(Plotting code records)
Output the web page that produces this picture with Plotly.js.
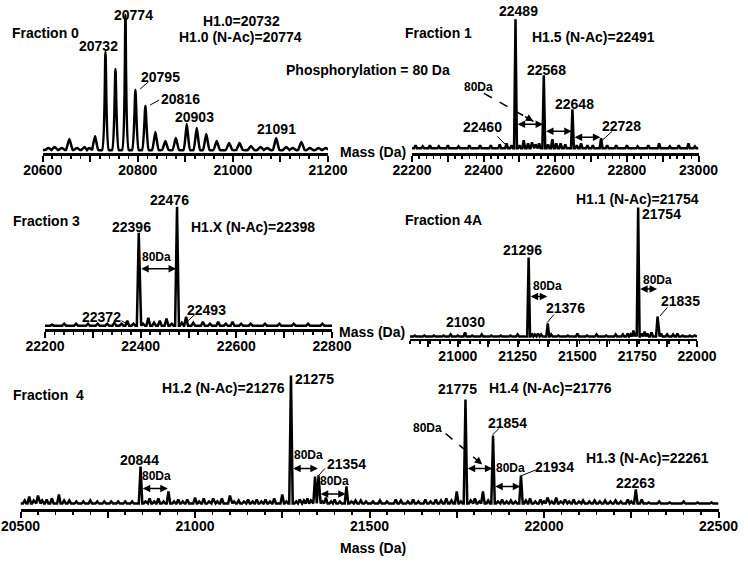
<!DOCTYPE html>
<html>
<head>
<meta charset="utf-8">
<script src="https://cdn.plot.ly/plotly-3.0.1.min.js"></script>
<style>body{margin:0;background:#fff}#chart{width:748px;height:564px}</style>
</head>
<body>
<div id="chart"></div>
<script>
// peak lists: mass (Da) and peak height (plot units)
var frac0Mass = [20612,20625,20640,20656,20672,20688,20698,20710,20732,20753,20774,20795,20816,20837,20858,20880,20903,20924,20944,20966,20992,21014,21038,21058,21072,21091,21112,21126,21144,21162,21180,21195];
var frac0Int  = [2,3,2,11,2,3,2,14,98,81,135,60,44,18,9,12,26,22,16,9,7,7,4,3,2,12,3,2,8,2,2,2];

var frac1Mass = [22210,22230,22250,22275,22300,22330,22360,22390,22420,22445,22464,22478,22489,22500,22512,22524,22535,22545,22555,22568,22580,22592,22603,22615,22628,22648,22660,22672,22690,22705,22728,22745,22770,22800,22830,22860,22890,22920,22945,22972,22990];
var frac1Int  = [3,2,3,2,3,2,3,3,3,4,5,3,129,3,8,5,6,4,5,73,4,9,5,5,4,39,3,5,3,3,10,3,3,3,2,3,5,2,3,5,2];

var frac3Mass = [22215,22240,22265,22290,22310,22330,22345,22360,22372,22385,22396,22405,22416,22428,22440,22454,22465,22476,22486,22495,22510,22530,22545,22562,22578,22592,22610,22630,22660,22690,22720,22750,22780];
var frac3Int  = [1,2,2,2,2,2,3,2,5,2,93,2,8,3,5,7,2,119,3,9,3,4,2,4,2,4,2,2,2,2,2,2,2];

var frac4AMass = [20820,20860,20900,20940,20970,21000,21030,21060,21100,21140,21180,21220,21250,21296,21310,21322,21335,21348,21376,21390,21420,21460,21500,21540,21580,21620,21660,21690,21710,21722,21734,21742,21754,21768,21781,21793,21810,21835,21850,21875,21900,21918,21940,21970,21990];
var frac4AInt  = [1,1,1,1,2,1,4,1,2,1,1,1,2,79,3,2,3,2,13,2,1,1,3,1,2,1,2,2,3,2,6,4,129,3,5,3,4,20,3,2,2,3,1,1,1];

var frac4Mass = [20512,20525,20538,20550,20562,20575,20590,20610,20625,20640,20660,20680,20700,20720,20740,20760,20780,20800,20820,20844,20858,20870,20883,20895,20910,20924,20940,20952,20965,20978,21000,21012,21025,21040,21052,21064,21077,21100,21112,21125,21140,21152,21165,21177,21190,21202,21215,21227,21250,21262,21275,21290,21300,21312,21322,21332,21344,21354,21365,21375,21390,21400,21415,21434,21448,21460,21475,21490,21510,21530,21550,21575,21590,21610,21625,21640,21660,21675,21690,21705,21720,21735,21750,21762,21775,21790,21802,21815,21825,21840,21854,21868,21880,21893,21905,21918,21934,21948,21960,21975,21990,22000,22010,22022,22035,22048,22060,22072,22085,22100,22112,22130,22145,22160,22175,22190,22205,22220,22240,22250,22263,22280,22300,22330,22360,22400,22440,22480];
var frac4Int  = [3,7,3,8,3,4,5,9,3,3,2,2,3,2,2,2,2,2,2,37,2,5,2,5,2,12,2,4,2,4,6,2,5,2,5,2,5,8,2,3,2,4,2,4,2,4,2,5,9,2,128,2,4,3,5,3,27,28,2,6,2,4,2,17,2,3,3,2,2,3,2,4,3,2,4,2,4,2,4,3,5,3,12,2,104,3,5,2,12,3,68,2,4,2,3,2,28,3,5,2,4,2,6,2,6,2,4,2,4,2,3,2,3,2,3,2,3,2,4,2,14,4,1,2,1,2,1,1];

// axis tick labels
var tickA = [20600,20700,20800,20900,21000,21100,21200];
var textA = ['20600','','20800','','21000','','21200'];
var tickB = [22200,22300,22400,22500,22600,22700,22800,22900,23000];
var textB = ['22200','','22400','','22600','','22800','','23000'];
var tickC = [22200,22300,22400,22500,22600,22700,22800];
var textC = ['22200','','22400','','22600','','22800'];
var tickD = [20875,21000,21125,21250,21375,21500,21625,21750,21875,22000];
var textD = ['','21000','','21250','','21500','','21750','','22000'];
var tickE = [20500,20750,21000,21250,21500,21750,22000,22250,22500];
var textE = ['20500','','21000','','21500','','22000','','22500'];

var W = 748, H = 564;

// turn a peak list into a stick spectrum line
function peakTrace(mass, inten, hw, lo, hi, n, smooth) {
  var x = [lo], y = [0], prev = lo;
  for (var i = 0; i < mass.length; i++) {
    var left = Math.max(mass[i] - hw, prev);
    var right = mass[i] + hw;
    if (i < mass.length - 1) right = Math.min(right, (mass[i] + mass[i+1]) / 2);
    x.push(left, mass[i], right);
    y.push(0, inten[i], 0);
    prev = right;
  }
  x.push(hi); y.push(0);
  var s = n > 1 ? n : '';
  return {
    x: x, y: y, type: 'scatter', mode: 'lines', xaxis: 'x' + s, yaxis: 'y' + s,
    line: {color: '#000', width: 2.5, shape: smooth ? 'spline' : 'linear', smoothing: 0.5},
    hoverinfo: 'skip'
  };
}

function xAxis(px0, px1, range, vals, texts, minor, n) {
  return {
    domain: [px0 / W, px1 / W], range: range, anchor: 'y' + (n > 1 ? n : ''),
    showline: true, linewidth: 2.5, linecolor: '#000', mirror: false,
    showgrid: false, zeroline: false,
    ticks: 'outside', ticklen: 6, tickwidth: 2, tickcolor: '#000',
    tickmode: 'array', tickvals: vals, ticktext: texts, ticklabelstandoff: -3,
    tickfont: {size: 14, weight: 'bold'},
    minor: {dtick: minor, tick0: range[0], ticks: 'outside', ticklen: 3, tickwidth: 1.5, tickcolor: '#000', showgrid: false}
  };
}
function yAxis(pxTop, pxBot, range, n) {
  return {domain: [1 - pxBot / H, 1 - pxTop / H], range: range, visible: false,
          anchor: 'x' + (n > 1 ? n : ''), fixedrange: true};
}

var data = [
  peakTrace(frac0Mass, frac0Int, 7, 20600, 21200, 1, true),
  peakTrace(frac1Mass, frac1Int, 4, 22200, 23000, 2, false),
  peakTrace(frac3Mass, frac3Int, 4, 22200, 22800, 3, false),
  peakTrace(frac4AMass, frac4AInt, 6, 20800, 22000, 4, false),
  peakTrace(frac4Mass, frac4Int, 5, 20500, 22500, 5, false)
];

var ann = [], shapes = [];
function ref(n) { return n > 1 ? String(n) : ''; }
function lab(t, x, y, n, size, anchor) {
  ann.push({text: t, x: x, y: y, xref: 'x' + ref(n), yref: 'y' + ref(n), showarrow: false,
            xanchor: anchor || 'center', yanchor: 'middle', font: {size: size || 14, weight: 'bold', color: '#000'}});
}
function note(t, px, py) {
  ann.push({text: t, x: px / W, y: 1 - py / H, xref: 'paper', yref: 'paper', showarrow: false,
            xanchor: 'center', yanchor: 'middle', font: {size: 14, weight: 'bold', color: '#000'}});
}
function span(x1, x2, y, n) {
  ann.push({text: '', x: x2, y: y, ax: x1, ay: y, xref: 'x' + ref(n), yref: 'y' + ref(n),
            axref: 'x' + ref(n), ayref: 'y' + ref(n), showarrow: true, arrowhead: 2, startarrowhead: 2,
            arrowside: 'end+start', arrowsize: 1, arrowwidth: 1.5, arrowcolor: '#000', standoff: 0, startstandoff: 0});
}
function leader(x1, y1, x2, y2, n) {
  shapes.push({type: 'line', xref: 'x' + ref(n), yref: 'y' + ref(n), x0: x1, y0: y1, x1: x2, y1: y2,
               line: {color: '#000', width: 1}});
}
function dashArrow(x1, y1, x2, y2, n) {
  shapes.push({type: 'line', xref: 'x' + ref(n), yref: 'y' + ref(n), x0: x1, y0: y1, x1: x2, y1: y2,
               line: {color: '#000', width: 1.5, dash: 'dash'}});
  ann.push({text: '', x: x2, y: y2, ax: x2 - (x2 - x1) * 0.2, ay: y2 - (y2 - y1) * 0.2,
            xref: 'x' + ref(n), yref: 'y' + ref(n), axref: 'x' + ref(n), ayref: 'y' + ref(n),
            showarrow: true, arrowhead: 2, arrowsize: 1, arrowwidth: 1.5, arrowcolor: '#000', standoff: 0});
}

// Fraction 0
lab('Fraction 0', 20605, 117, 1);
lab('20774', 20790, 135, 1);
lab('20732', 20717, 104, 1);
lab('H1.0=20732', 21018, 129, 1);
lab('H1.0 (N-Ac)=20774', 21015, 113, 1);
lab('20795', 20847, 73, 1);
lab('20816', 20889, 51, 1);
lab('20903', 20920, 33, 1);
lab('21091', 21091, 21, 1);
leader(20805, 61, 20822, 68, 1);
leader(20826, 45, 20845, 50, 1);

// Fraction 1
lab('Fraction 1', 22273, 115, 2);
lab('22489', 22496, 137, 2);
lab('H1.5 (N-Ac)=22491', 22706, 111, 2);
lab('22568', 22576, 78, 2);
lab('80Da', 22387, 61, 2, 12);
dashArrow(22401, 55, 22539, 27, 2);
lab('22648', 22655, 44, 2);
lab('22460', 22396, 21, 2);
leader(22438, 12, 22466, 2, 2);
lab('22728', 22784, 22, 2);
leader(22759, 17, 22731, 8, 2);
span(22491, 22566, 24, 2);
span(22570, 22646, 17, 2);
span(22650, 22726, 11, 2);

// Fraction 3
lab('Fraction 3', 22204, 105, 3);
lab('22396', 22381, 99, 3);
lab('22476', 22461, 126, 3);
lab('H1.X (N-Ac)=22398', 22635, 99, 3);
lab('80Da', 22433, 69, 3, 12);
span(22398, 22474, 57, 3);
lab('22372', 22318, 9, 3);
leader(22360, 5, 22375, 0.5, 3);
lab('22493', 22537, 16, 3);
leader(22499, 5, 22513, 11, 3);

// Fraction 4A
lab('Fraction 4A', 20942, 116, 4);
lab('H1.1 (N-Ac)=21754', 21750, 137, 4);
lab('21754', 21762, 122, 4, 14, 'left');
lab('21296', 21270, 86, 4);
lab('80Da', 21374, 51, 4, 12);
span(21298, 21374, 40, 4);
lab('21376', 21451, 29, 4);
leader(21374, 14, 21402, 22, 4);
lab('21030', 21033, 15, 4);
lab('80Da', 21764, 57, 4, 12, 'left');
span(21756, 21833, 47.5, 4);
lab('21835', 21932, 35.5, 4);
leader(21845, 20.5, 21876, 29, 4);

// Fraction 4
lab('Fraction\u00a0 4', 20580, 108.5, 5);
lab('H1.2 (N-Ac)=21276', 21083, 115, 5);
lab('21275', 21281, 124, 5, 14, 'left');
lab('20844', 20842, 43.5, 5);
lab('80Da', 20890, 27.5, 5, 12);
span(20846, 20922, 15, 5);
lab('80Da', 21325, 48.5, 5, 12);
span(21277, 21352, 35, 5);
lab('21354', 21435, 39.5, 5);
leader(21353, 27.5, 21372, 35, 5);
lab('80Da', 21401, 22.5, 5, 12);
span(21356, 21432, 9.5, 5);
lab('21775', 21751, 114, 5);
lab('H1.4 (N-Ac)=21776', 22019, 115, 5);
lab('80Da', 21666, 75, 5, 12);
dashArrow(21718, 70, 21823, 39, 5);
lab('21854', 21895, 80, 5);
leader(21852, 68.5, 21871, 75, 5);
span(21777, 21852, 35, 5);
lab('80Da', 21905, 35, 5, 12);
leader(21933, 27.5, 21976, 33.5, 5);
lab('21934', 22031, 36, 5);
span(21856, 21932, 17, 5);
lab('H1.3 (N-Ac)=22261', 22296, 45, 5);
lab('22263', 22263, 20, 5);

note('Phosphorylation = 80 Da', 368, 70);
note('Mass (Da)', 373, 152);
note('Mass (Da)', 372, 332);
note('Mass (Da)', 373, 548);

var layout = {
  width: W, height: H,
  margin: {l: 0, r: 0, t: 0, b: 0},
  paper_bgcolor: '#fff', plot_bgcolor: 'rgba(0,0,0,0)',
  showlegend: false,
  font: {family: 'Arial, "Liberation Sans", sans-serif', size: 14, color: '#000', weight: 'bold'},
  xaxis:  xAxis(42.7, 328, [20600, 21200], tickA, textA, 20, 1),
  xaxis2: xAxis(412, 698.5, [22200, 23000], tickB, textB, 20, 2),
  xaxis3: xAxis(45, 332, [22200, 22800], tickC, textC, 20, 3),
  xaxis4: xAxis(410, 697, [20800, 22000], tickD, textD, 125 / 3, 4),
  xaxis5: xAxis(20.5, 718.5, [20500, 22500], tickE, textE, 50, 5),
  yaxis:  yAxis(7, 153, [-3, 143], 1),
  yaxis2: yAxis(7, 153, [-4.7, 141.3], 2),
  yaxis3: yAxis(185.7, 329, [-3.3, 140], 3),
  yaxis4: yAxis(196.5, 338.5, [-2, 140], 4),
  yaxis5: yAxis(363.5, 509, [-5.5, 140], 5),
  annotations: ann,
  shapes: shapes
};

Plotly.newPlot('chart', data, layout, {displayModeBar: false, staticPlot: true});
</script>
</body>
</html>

==

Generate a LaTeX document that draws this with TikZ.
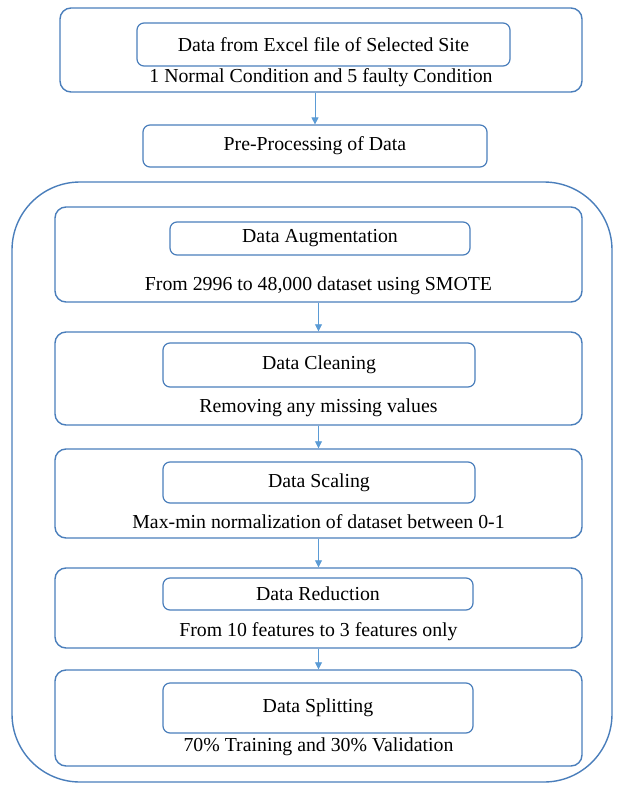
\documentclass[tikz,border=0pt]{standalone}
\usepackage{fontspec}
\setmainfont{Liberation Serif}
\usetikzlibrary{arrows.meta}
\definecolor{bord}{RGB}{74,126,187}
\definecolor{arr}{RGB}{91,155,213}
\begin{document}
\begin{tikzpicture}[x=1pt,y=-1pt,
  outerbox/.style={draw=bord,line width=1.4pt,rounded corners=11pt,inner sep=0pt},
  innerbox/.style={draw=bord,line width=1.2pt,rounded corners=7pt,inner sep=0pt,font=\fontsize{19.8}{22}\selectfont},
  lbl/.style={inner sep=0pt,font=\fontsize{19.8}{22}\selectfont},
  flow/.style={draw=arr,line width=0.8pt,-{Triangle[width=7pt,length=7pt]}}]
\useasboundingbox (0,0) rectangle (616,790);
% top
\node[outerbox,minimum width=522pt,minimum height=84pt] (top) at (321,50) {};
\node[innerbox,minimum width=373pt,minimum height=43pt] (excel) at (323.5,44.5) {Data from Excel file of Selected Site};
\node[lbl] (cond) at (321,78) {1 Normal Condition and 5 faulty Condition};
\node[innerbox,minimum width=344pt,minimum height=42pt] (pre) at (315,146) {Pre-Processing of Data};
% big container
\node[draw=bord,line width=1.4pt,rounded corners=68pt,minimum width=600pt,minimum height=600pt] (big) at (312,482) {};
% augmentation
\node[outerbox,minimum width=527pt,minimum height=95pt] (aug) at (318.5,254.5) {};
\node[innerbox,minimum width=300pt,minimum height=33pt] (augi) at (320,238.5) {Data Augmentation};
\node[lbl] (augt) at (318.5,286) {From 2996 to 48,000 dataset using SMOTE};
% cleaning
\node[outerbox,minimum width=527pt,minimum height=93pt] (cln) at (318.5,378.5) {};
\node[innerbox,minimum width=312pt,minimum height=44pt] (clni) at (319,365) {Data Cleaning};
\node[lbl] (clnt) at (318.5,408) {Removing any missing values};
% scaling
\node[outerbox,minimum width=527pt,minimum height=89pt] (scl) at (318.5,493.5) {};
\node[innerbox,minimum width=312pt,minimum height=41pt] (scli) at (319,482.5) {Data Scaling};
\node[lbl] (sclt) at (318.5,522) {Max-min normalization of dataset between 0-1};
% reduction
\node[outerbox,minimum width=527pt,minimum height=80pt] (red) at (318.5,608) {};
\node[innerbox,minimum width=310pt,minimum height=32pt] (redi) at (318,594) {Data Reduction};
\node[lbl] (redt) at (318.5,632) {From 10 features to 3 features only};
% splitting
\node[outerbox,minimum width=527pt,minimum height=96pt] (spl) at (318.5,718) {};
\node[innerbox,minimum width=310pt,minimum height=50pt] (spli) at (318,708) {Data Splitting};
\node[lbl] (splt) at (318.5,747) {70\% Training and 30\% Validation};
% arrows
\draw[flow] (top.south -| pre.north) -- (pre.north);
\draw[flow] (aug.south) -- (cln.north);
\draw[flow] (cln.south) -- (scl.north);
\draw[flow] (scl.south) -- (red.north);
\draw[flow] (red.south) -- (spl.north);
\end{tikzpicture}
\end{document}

= PROBLEM TO WORK ON =
Count the lines in the records above that contain the word "this", and give only the number.

= EXERCISE RESULT =
2